According to the Georgia State University website HyperPhysics, this apparent centrifugal force depends on the mass of the object being rotated, times its square of its angular velocity, i.e., its rate of rotation, divided by its distance from the center of rotation. This is expressed as F = mv2/r. This gives rise to an interesting phenomenon. When a container filled with a liquid is rotated at a constant rate, the liquid moves toward the outside of the container against the force of gravity which is pulling down on the liquid trying to flatten it out. The angular velocity increases linearly the farther you get from the center. However, because the effective outward force depends on the square of the angular velocity, the height of the liquid is proportional to the square of the distance from the center. For this reason, the surface takes on the shape of a paraboloid, which happens to be the ideal shape for a telescope mirror. The focal length of the mirror is determined by the rotational rate and can be calculated as f = g/ω2, where f is the focal length, g is the acceleration of gravity and ω is the rate of rotation in radians per second (2π radians equals one complete circle).

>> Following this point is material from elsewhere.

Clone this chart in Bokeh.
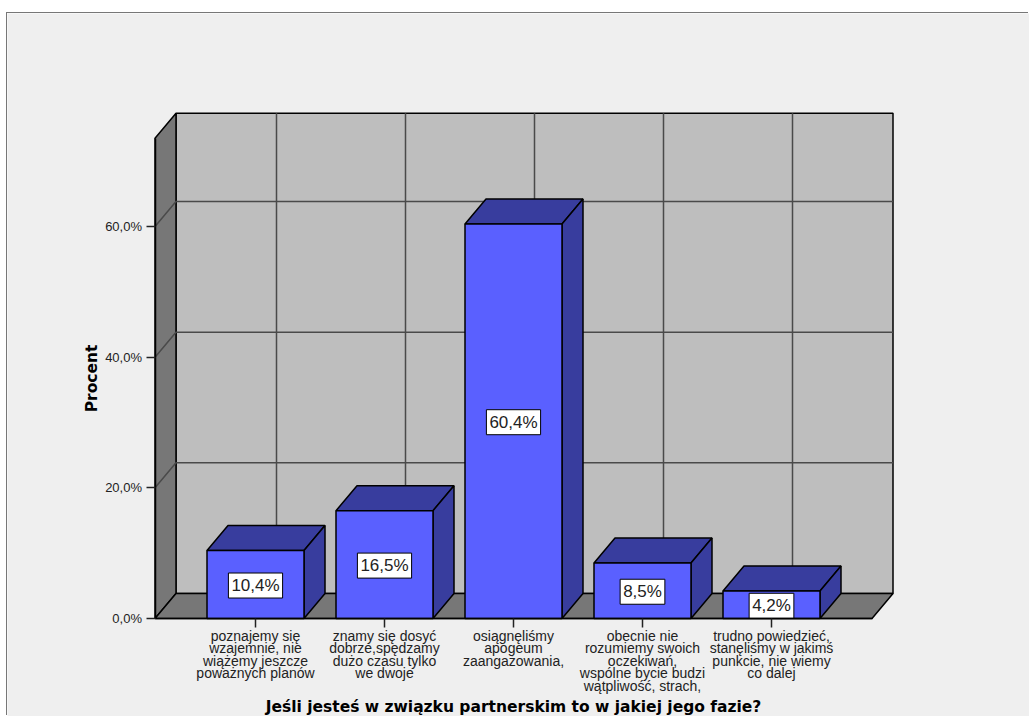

This is the principle behind a liquid mirror telescope (LMT). LMTs use a reflecting liquid metal (usually mercury) that is rotated so as to form a parabolic reflecting surface. In order to save weight and cost, the bowl containing the mercury is close to the desired parabolic shape so only a thin layer of the liquid metal is needed. The advantage of this system is that it avoids the cost of casting, grinding, polishing, and coating a solid mirror. The disadvantage is that large LMTs can only look straight up and scan the sky as the earth turns. Conversely, smaller LMTs with mirror diameters of a few inches can use flat mirrors in the optical path to look in any direction.
According to Ganse, “Centripetal force and centrifugal force are really the exact same force, just in opposite directions because they're experienced from different frames of reference.” This brings us to Newton’s Third Law, which states, “For every action, there is an equal and opposite reaction.” Just as gravity causes you to exert a force on the ground, the ground appears to exert an equal and opposite force on your feet. When you are in an accelerating car, the seat exerts a forward force on you just as you appear to exert a backward force on the seat. In the case of a rotating system, the centripetal force pulls the mass inward to follow a curved path, while the mass appears to push outward due to its inertia. In each of these cases, though, there is only one real force being applied, while the other is only an apparent force.